Los violentos… Adjetivación que, sin embargo, rezuma espiritualidad en algunas de sus acepciones más soslayadas. “Violento, ta: 1; Que está fuera de su natural estado, situación o modo. 2; Que obra con ímpetu y fuerza(1)”. La primera de estas definiciones es puramente evangélica, pues gracias a la revelación y la obra de Cristo es por lo que reconocemos que
“todos nosotros vivimos en otro tiempo en los deseos de nuestra carne […] y éramos por naturaleza hijos de ira, lo mismo que los demás” (Efesios 2,3). Sin embargo, la buena noticia es que la resurrección de Cristo nos saca definitivamente de este vergonzante estado natural. La segunda de estas acepciones es tan espiritual como la anterior, pues se define al violento como aquél
que obra con ímpetu y fuerza, cualidades de aquellos siervos de Dios que andan
“llenos del poder del Espíritu de Jehová, de juicio y de fuerza” (Miqueas 3, 8). A fin de cuentas, “el reino de los cielos sufre violencia, y los violentos son quienes lo arrebatan" (Mateo 11, 22).

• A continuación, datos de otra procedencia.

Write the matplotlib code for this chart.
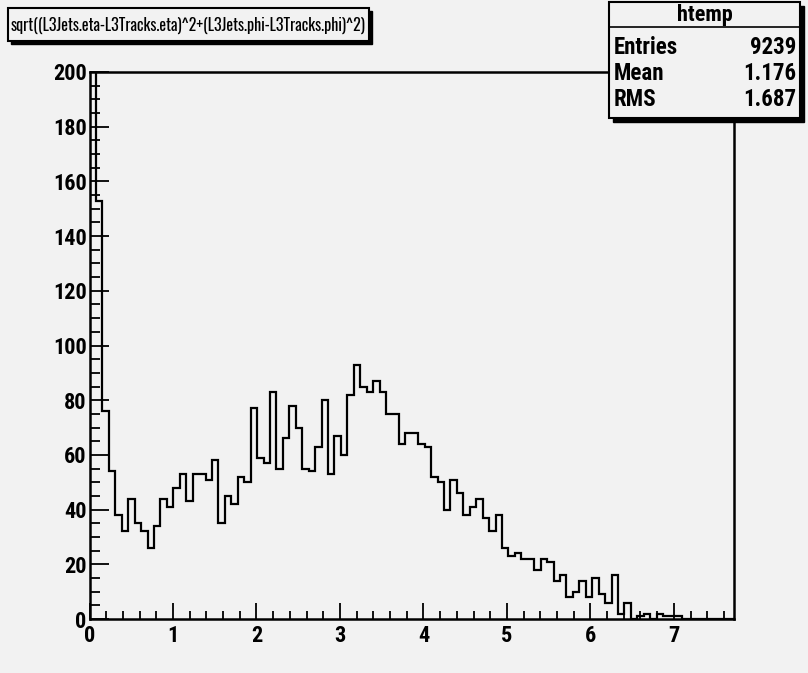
import numpy as np
import matplotlib
matplotlib.use("Agg")
import matplotlib.pyplot as plt
from matplotlib.patches import Rectangle
from matplotlib.ticker import MultipleLocator
from matplotlib import font_manager

# histogram contents (100 bins, first bin overflows the frame)
x_min = 0.0
x_max = 7.72
counts = [5500, 153, 76, 54, 38, 32, 44, 35, 32, 26,
          34, 44, 41, 48, 53, 43, 53, 53, 51, 58,
          35, 45, 42, 52, 50, 77, 59, 57, 83, 55,
          66, 78, 70, 55, 54, 63, 80, 53, 67, 60,
          82, 93, 85, 83, 87, 83, 75, 75, 64, 68,
          68, 64, 63, 52, 50, 40, 51, 46, 38, 41,
          44, 37, 32, 38, 26, 23, 24, 22, 22, 18,
          22, 21, 14, 16, 8, 10, 14, 8, 15, 9,
          6, 16, 2, 6, 0, 1, 2, 0, 2, 1,
          1, 1, 0, 0, 0, 0, 0, 0, 0, 0]
title = "sqrt((L3Jets.eta-L3Tracks.eta)^2+(L3Jets.phi-L3Tracks.phi)^2)"
stats_name = "htemp"
stats_labels = ["Entries", "Mean", "RMS"]
stats_values = ["9239", "1.176", "1.687"]
y_max = 200

W, H = 808, 673
BG = "#f2f2f2"

# ROOT's helvetica bold looks squeezed in the picture -> take a condensed face
installed = set(f.name for f in font_manager.fontManager.ttflist)
FONT = [f for f in ["Roboto Condensed", "Asap Condensed", "Barlow Semi Condensed"]
        if f in installed] + ["DejaVu Sans"]
# the title is squeezed even harder
TITLE_FONT = [f for f in ["Oswald", "Pathway Gothic One", "Roboto Condensed"]
              if f in installed] + ["DejaVu Sans"]
plt.rcParams["font.family"] = FONT
plt.rcParams["font.weight"] = "bold"
plt.rcParams["font.stretch"] = "condensed"


def fx(p):
    return p / W


def fy(p):
    return 1 - p / H


fig = plt.figure(figsize=(W / 100, H / 100), dpi=100, facecolor=BG)

# frame: x 89.5..734, y 72..619 (pixels)
ax = fig.add_axes([fx(89.5), fy(619), fx(734) - fx(89.5), fy(72) - fy(619)])
ax.set_facecolor(BG)

edges = np.linspace(x_min, x_max, len(counts) + 1)
ax.stairs(counts, edges, color="black", linewidth=1.6, baseline=None)
ax.set_xlim(x_min, x_max)
ax.set_ylim(0, y_max)

for s in ax.spines.values():
    s.set_linewidth(1.8)

ax.xaxis.set_major_locator(MultipleLocator(1))
ax.xaxis.set_minor_locator(MultipleLocator(0.2))
ax.yaxis.set_major_locator(MultipleLocator(20))
ax.yaxis.set_minor_locator(MultipleLocator(5))
ax.tick_params(axis="x", which="major", direction="in", length=11.5, width=1.3,
               labelsize=16, pad=4)
ax.tick_params(axis="x", which="minor", direction="in", length=6, width=1.3)
ax.tick_params(axis="y", which="major", direction="in", length=14, width=1.3,
               labelsize=16, pad=2)
ax.tick_params(axis="y", which="minor", direction="in", length=7.5, width=1.3)


def box(x0, y0, x1, y1, shadow=4):
    # ROOT style pave with a black drop shadow
    fig.patches.append(Rectangle((fx(x0 + shadow), fy(y1 + shadow)),
                                 fx(x1 - x0), fy(y0) - fy(y1),
                                 transform=fig.transFigure, facecolor="black",
                                 edgecolor="black", zorder=5))
    fig.patches.append(Rectangle((fx(x0), fy(y1)), fx(x1 - x0), fy(y0) - fy(y1),
                                 transform=fig.transFigure, facecolor=BG,
                                 edgecolor="black", linewidth=1.5, zorder=6))


# title pave
box(8, 8, 369, 41, shadow=3)
t = fig.text(fx(188.5), fy(25), title, ha="center", va="center", fontsize=17,
             family=TITLE_FONT, weight="normal", zorder=7)
# shrink the title until it fits the pave
r = fig.canvas.get_renderer()
w = t.get_window_extent(r).width
if w > 356:
    t.set_fontsize(17 * 356 / w)

# stats pave
box(609, 2, 800, 118, shadow=4)
fig.lines.append(plt.Line2D([fx(609), fx(800)], [fy(27), fy(27)],
                            transform=fig.transFigure, color="black",
                            linewidth=1.2, zorder=7))
fig.text(fx(705), fy(15), stats_name, ha="center", va="center", fontsize=16,
         zorder=7)
for i, (lab, val) in enumerate(zip(stats_labels, stats_values)):
    yy = fy(48 + i * 26)
    fig.text(fx(614), yy, lab, ha="left", va="center", fontsize=16.5, zorder=7)
    fig.text(fx(796), yy, val, ha="right", va="center", fontsize=16.5, zorder=7)

fig.savefig("out.png", dpi=100, facecolor=BG)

La Escritura nos insta a ser violentos, pero sin equivocarnos de acepción semántica. Quien conoce personalmente a Cristo pasa, por medio del Espíritu Santo, a comprender realidades que antes desconocía. Sin embargo, este nuevo nacimiento no ofrece justificación alguna para imponer nada o castigar al adversario. Si Dios no lo hizo con Adán y Eva, ni con Satán, ni con nadie, ¿quiénes somos nosotros para obligar a nadie?
Mantener una postura de tolerancia hacia las creencias ajenas no da menos fuerza a la fe cristiana ni la hace menos radical, ni más tibia.

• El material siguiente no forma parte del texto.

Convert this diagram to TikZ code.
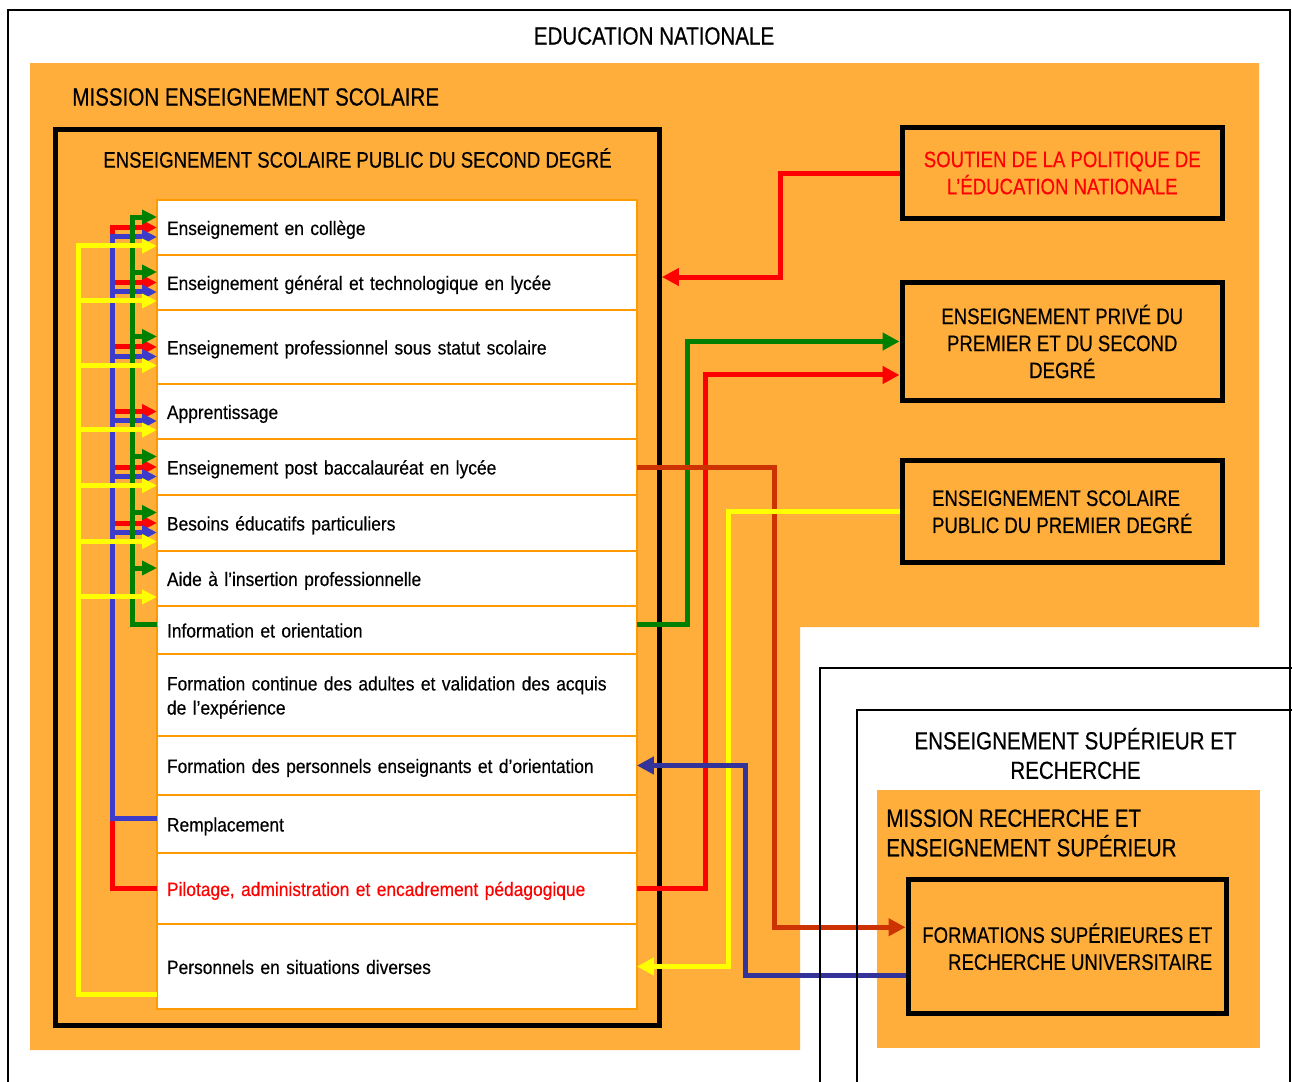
\documentclass[tikz,border=0pt]{standalone}
\usepackage{fontspec}
\setmainfont[FakeStretch=0.9,FakeBold=0.4]{Liberation Sans}
\newfontfamily\capsfam[FakeStretch=0.83,FakeBold=0.4]{Liberation Sans}
\usetikzlibrary{arrows.meta}

\definecolor{mission}{RGB}{255,174,59}
\definecolor{rowline}{RGB}{255,153,0}
\definecolor{lgreen}{RGB}{0,128,0}
\definecolor{lblue}{RGB}{60,60,200}
\definecolor{dblue}{RGB}{51,51,153}
\definecolor{rust}{RGB}{204,51,0}
\definecolor{lred}{RGB}{255,0,0}
\definecolor{lyellow}{RGB}{255,255,0}

\newcommand{\headfont}{\capsfam\fontsize{14.1}{16.8}\selectfont}
\newcommand{\boxfont}{\capsfam\fontsize{12.75}{15.4}\selectfont}
\newcommand{\rowfont}{\fontsize{11}{13.7}\selectfont}

\begin{document}
\begin{tikzpicture}[
  x=0.02cm, y=-0.02cm,
  rowbox/.style={draw=rowline, fill=white, line width=0.04cm, outer sep=0pt,
    anchor=north west, minimum width=9.6cm, text width=9.2cm, align=left,
    inner xsep=0.2cm, inner ysep=0pt, font=\rowfont,
    text height=0.85em, text depth=0pt},
  thickbox/.style={draw=black, line width=0.1cm, inner sep=0pt},
  thinline/.style={draw=black, line width=0.04cm},
  conn/.style={line width=0.1cm},
  ltip/.style={-{Triangle[length=0.3cm,width=0.28cm]}},
  rtip/.style={-{Triangle[length=0.34cm,width=0.34cm]}}
  ]
	\useasboundingbox (0,0) rectangle (1292,1082);
	\fill[white] (0,0) rectangle (1292,1082);

	% frames
	\draw[thinline] (8,1082) -- (8,10) -- (1290,10) -- (1290,1082);
	\fill[mission] (30,63) -- (1259,63) -- (1259,627) -- (800,627) -- (800,1050) -- (30,1050) -- cycle;
	\node[font=\headfont] (edu) at (654,36) {EDUCATION NATIONALE};
	\node[font=\headfont, anchor=west, inner sep=0pt] (mes) at (72,97) {MISSION ENSEIGNEMENT SCOLAIRE};

	\node[thickbox, minimum width=12.08cm, minimum height=17.93cm] (secframe) at (357.5,577.75) {};
	\node[font=\boxfont, anchor=west, inner sep=0pt] (sectitle) at (103,158) {ENSEIGNEMENT SCOLAIRE PUBLIC DU SECOND DEGRÉ};

	% programmes
	\node[rowbox, minimum height=1.1cm] (r1) at (157,200) {Enseignement en collège};
	\node[rowbox, minimum height=1.1cm] (r2) at (157,255) {Enseignement général et technologique en lycée};
	\node[rowbox, minimum height=1.48cm] (r3) at (157,310) {Enseignement professionnel sous statut scolaire};
	\node[rowbox, minimum height=1.1cm] (r4) at (157,384) {Apprentissage};
	\node[rowbox, minimum height=1.12cm] (r5) at (157,439) {Enseignement post baccalauréat en lycée};
	\node[rowbox, minimum height=1.12cm] (r6) at (157,495) {Besoins éducatifs particuliers};
	\node[rowbox, minimum height=1.1cm] (r7) at (157,551) {Aide à l’insertion professionnelle};
	\node[rowbox, minimum height=0.96cm] (r8) at (157,606) {Information et orientation};
	\node[rowbox, minimum height=1.64cm, text depth=13.7pt] (r9) at (157,654) {Formation continue des adultes et validation des acquis\\de l’expérience};
	\node[rowbox, minimum height=1.18cm] (r10) at (157,736) {Formation des personnels enseignants et d’orientation};
	\node[rowbox, minimum height=1.16cm] (r11) at (157,795) {Remplacement};
	\node[rowbox, minimum height=1.42cm, text=lred] (r12) at (157,853) {Pilotage, administration et encadrement pédagogique};
	\node[rowbox, minimum height=1.7cm] (r13) at (157,924) {Personnels en situations diverses};

	% other programmes
	\node[thickbox, minimum width=6.41cm, minimum height=1.84cm, align=center, font=\boxfont, text=lred] (soutien) at (1062.25,173) {SOUTIEN DE LA POLITIQUE DE\\L’ÉDUCATION NATIONALE};
	\node[thickbox, minimum width=6.41cm, minimum height=2.38cm, align=center, font=\boxfont] (priv) at (1062.25,341.5) {ENSEIGNEMENT PRIVÉ DU\\PREMIER ET DU SECOND\\DEGRÉ};
	\node[thickbox, minimum width=6.41cm, minimum height=2.05cm, align=left, font=\boxfont] (pub1) at (1062.25,511.75) {ENSEIGNEMENT SCOLAIRE\\PUBLIC DU PREMIER DEGRÉ};

	% enseignement superieur
	\fill[mission] (877,790) rectangle (1260,1048);
	\node[font=\headfont, align=center] (esrtitle) at (1075.5,753.5) {ENSEIGNEMENT SUPÉRIEUR ET\\RECHERCHE};
	\node[font=\headfont, align=left, anchor=west, inner sep=0pt] (mres) at (886,833) {MISSION RECHERCHE ET\\ENSEIGNEMENT SUPÉRIEUR};
	\node[thickbox, minimum width=6.37cm, minimum height=2.68cm, align=right, font=\boxfont] (formbox) at (1067.25,946.75) {FORMATIONS SUPÉRIEURES ET\\RECHERCHE UNIVERSITAIRE};

	% left buses
	\coordinate (ybus) at (78,0);
	\coordinate (rbus) at (112,0);
	\coordinate (gbus) at (132,0);
	\foreach \r in {1,...,7} {
		\coordinate (g\r) at ([yshift=0.21cm]r\r.west);
		\coordinate (b\r) at ([yshift=-0.19cm]r\r.west);
		\coordinate (y\r) at ([yshift=-0.37cm]r\r.west);
	}
	\coordinate (g8) at ([yshift=0.11cm]r8.west);
	\coordinate (b11) at ([yshift=0.12cm]r11.west);
	\coordinate (y13) at ([yshift=-0.57cm]r13.west);

	\draw[conn, lred, ltip] (r12.west) -| (rbus |- r1.west) -- (r1.west);
	\foreach \r in {2,...,6}
		\draw[conn, lred, ltip] (rbus |- r\r.west) -- (r\r.west);

	\draw[conn, lblue, ltip] (b11) -| (rbus |- b1) -- (b1);
	\foreach \r in {2,...,6}
		\draw[conn, lblue, ltip] (rbus |- b\r) -- (b\r);

	\draw[conn, lgreen, ltip] (g8) -| (gbus |- g1) -- (g1);
	\foreach \r in {2,3,5,6,7}
		\draw[conn, lgreen, ltip] (gbus |- g\r) -- (g\r);

	\draw[conn, lyellow, ltip] (y13) -| (ybus |- y1) -- (y1);
	\foreach \r in {2,...,7}
		\draw[conn, lyellow, ltip] (ybus |- y\r) -- (y\r);

	% right links
	\draw[conn, lred, rtip] (soutien.west) -- ++(-119,0) |- (secframe.east |- 0,277);
	\draw[conn, lgreen, rtip] ([yshift=0.11cm]r8.east) -- ++(51,0) |- (priv.west);
	\draw[conn, lred, rtip] (r12.east) -- ++(69,0) |- ([yshift=-0.67cm]priv.west);
	\draw[conn, rust, rtip] (r5.east) -- ++(138,0) |- ([yshift=0.39cm]formbox.west);
	\draw[conn, lyellow, rtip] (pub1.west) -- ++(-171.5,0) |- (r13.east);
	\draw[conn, dblue, rtip] ([yshift=-0.57cm]formbox.west) -- ++(-160.5,0) |- (r10.east);

	\draw[thinline] (820,1082) -- (820,668) -- (1292,668);
	\draw[thinline] (857,1082) -- (857,710) -- (1292,710);
\end{tikzpicture}
\end{document}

En este extravagante reino de Jesús no es la imposición, sino la actitud de mansa violencia, la que sacude para siempre a los demás reinos. En las esferas de este mundo, son muchos los que ponen bombas, amenazan, manipulan, ejercen la injusticia o simplemente desprecian al otro para imponer su criterio. Ya en una de las historias más antiguas del mundo, en aquella del sufrido Job, se observa en sus supuestos amigos una muestra de cómo el orgullo y el convencimiento de poseer la verdad y la razón pueden mutilar la misericordia y la comprensión hacia el otro.
En la película
Gandhi, dirigida por Richard Attenborough, se desarrolla una escena comprometida de persecución en la que un misionero presbiteriano discute con el líder indio sobre el sentido del texto evangélico que insta a los cristianos a poner la otra mejilla. El misionero hablaba de un significado simbólico respecto a dicho texto, a lo que Gandhi confiesa no estar seguro de tal interpretación y que más bien entendía que
Jesús quiso decir
“que debes mostrar valor, que debes estar dispuesto a recibir un golpe, varios golpes, para mostrar que no responderás y que no te quitarán del medio. Y que cuando uno obra de esta manera, algo se despierta en la naturaleza humana; algo hace que el odio del otro disminuya y que aumente su respeto”. Ghandi concluye su argumentación afirmando que
“Cristo lo sabía y yo he comprobado que da resultado”. Quizás Gandhi se acercaba más a la verdad. Posiblemente esto mismo es lo que quería decir el apóstol Pablo cuando decía que
“si tu enemigo tuviere hambre, dale de comer; si tuviere sed, dale de beber; pues haciendo esto, ascuas de fuego amontonarás sobre su cabeza” (Romanos 12, 20). Pura violencia.
La imagen bíblica de Cristo como Cordero magullado es desconcertante y enormemente brusca al ser atribuida al Dios Creador del universo. Pero el caso es que fue el propio Jesús quien optó por configurarse en ejemplo precursor cuando nos hace partícipes de esa extraña promesa que nos asegura que
“los mansos están de enhorabuena porque ellos recibirán la tierra por heredad” (Mateo 5, 5).
Es en este abrupto giro que sufre quien decide nacer de nuevo donde surge una batalla en la que las posiciones ya están decididas de antemano: los últimos serán los primeros (Lucas 13, 10) y el que sirve a los demás es el mayor (Lucas 22, 26) ¿Puede haber más violencia en estos planteamientos? Lo cierto es que, como Hijos de Dios, el Evangelio nos obliga a ser violentos protagonistas de nuestro tiempo y a demostrar al mundo con hechos y palabras que
“Dios no puede darnos la felicidad y la paz fuera de Él porque, sencillamente, fuera de Él no existe tal cosa” (C.S. Lewis).